Exploring the Ryōgoku Area between Matches
Your ticket entitles you to leave and re-enter the arena once so I would suggest that after watching an hour or so of matches in the morning, you head out to explore the area. Start with a tour of the arena where you’ll find plenty of outlets selling sumo-themed snacks and souvenirs, and the compact but interesting sumo museum. Then head over to the nearby Edo Tokyo Museum and Edo-in Temple, both popular attractions and the latter used to hold some of the tournaments before the current arena was built.

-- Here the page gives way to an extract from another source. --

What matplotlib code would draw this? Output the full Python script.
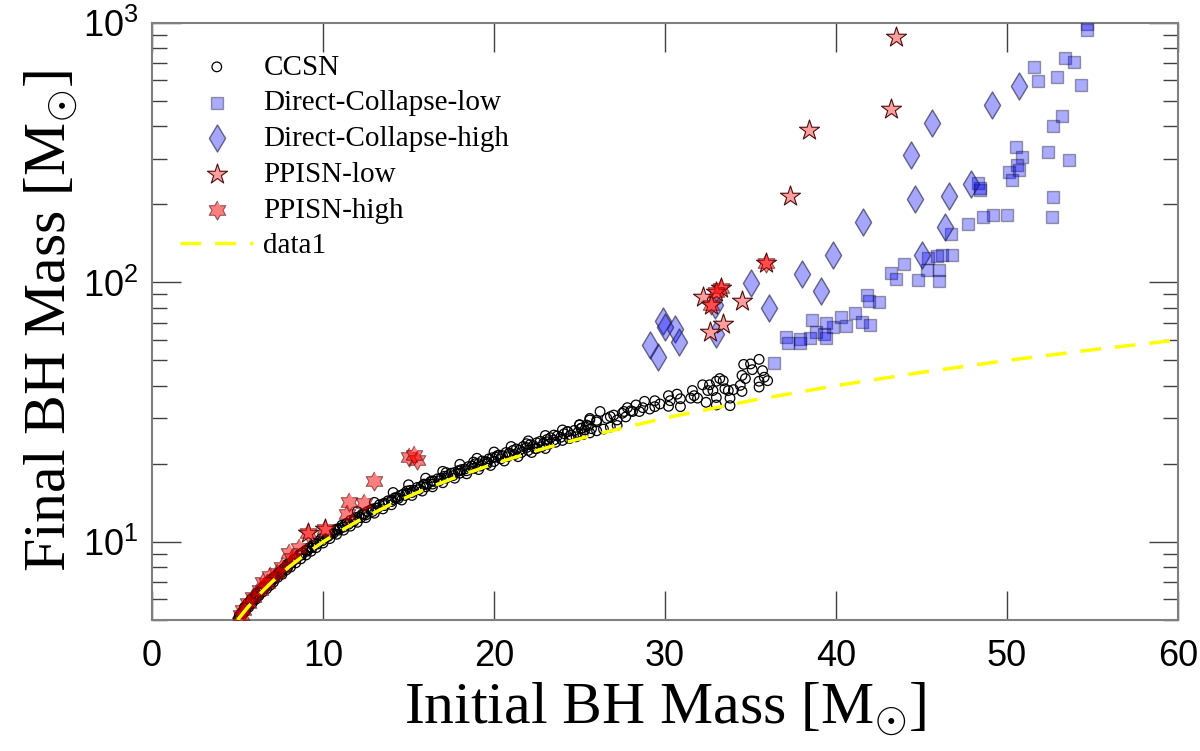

A convenient, if somewhat touristy, lunch option is Edo Noren, a small arcade with a selection of traditional Japanese restaurants but it’s worthwhile venturing across to the other side of the station where there are options galore. We settled for Utage, a family-run sushi restaurant offering fantastic lunch deals – a chirashi don for me, and a nigiri set for a certain someone – just the sustenance we needed for a long afternoon of sumo!
Nabe Dinner at Momonjiya
As you would expect, the area around Ryōgoku Kokugikan arena is brimming with restaurants serving chanko nabe, a hotpot dish popular with sumo wrestlers because it is fully loaded with meats and vegetables! We liked the sound of classic nabe restaurants such as Tomoegata and Kawasaki, but in the end decided to splash out on dinner at Momonjiya, a nabe restaurant specialising in wild boar. In our private dining room we feasted on the wild meat course consisting of dishes like braised boar tendons, venison sashimi, wild boar nabe, bear soup, noodles, and ice cream. The food was hearty and satisfying, the flavours were bold and decadent – it was definitely a feast fit for sumo-wrestling royalty!